OBJECTIVE: Repeat the lines exactly from the line that contains "Rebuild this chart" through the line that contains "const spacer = ['-','-','-','-','-','-','-','-','-'];"; leave images out and add nothing.

Source code of charts
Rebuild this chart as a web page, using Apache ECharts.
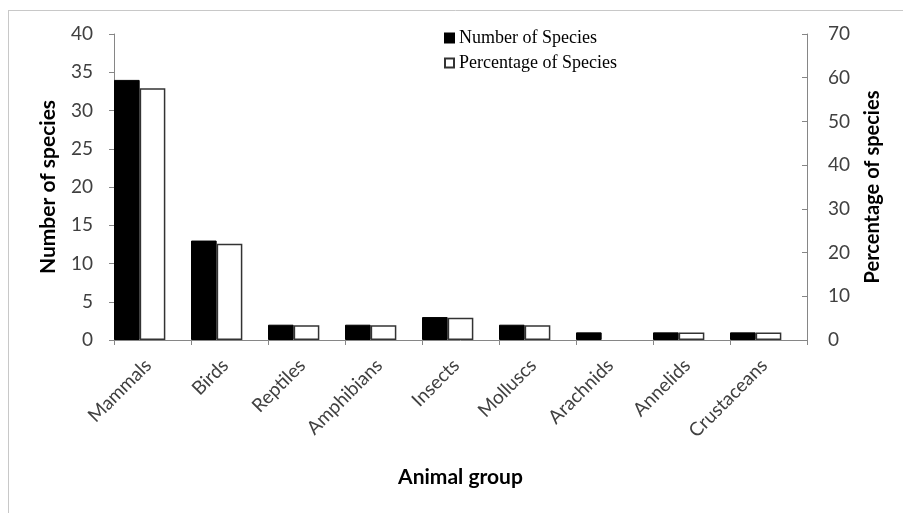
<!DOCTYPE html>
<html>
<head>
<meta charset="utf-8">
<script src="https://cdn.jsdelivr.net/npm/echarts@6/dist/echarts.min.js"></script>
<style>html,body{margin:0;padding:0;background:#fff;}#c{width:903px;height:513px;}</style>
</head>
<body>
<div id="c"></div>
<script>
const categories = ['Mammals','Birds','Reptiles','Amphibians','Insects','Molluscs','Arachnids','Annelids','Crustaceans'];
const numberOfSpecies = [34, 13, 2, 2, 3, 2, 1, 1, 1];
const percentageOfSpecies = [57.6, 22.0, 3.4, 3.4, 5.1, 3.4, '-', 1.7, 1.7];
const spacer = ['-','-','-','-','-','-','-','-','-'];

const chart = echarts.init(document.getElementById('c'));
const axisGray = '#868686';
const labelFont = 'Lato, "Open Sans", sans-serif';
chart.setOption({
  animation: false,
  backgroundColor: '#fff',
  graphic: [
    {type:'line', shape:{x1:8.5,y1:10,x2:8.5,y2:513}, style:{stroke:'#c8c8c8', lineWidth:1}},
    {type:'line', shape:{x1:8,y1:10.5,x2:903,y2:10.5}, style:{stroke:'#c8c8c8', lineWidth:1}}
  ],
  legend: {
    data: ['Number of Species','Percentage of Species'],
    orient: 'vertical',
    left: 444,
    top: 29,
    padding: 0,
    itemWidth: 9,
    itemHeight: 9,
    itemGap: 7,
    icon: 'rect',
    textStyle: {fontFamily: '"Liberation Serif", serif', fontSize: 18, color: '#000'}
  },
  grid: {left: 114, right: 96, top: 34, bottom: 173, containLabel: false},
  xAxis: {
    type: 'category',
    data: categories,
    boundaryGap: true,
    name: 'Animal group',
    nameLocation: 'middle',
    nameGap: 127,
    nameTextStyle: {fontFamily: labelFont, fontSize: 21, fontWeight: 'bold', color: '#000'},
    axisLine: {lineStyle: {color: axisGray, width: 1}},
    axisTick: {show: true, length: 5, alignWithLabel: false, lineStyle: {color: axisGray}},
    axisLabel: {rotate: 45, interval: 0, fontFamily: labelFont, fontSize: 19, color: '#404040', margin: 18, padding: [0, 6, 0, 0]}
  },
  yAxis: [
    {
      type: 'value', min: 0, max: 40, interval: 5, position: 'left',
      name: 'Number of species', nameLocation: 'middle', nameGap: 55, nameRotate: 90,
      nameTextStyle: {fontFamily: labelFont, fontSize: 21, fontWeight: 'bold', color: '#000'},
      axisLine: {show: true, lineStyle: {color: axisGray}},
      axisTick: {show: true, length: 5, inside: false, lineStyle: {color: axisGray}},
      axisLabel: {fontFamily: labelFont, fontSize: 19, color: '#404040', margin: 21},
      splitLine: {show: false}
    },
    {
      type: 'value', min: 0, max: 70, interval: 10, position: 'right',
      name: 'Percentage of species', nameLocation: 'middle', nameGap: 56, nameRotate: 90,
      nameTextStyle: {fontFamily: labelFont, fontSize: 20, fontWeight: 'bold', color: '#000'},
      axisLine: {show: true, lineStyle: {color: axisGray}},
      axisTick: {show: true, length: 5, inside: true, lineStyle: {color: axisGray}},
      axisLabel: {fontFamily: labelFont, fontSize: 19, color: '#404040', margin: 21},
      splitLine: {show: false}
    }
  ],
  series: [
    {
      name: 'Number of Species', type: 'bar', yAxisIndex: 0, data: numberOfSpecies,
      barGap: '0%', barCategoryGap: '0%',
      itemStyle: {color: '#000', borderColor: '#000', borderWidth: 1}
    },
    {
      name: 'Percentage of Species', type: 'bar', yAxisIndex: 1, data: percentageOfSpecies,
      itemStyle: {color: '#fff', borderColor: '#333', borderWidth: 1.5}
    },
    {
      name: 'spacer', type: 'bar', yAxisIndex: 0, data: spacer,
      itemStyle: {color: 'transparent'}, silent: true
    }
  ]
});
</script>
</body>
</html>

--

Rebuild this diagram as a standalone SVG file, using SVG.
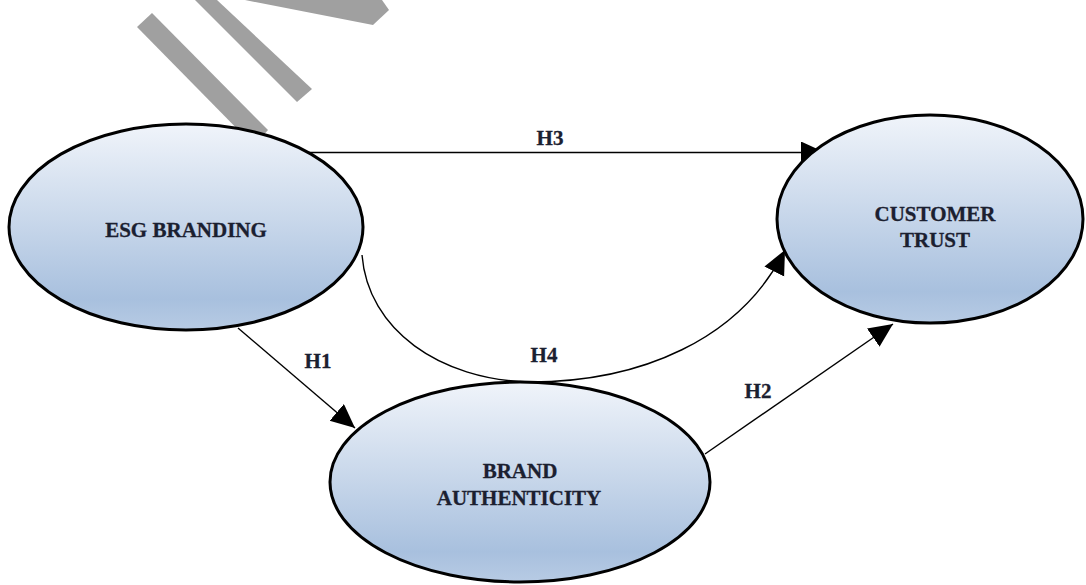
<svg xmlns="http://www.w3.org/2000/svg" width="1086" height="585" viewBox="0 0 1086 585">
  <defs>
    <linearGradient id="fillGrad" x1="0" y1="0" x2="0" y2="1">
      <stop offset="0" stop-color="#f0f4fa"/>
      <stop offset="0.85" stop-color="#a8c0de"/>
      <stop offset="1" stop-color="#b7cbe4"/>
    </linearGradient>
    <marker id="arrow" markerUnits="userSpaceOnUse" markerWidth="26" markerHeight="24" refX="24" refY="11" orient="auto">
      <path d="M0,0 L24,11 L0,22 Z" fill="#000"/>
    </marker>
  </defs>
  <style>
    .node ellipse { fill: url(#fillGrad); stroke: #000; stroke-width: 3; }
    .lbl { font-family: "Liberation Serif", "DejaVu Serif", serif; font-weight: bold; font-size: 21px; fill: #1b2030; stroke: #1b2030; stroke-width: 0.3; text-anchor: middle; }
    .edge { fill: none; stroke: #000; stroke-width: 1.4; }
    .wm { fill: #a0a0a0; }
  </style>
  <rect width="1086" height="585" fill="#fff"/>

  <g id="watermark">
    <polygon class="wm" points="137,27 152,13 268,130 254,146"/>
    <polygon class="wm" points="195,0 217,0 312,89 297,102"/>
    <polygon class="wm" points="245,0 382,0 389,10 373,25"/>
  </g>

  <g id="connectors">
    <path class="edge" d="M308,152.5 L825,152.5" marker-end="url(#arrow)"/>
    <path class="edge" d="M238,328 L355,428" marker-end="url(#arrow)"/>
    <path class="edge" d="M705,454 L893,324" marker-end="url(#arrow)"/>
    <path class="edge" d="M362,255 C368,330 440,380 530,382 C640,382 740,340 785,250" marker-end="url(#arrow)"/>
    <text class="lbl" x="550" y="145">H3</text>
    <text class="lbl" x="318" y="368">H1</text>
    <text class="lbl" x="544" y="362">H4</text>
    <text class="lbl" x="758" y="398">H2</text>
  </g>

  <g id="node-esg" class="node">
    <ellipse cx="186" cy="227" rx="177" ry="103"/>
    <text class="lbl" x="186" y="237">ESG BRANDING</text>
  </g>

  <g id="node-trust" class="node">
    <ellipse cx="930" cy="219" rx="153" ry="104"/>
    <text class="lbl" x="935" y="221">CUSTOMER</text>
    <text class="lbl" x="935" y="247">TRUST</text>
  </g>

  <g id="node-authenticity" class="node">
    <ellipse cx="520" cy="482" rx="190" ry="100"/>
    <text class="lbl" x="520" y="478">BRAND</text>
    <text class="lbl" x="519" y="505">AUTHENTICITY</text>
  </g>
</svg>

FULL SOLUTION:
Rebuild this chart as a web page, using Apache ECharts.
<!DOCTYPE html>
<html>
<head>
<meta charset="utf-8">
<script src="https://cdn.jsdelivr.net/npm/echarts@6/dist/echarts.min.js"></script>
<style>html,body{margin:0;padding:0;background:#fff;}#c{width:903px;height:513px;}</style>
</head>
<body>
<div id="c"></div>
<script>
const categories = ['Mammals','Birds','Reptiles','Amphibians','Insects','Molluscs','Arachnids','Annelids','Crustaceans'];
const numberOfSpecies = [34, 13, 2, 2, 3, 2, 1, 1, 1];
const percentageOfSpecies = [57.6, 22.0, 3.4, 3.4, 5.1, 3.4, '-', 1.7, 1.7];
const spacer = ['-','-','-','-','-','-','-','-','-'];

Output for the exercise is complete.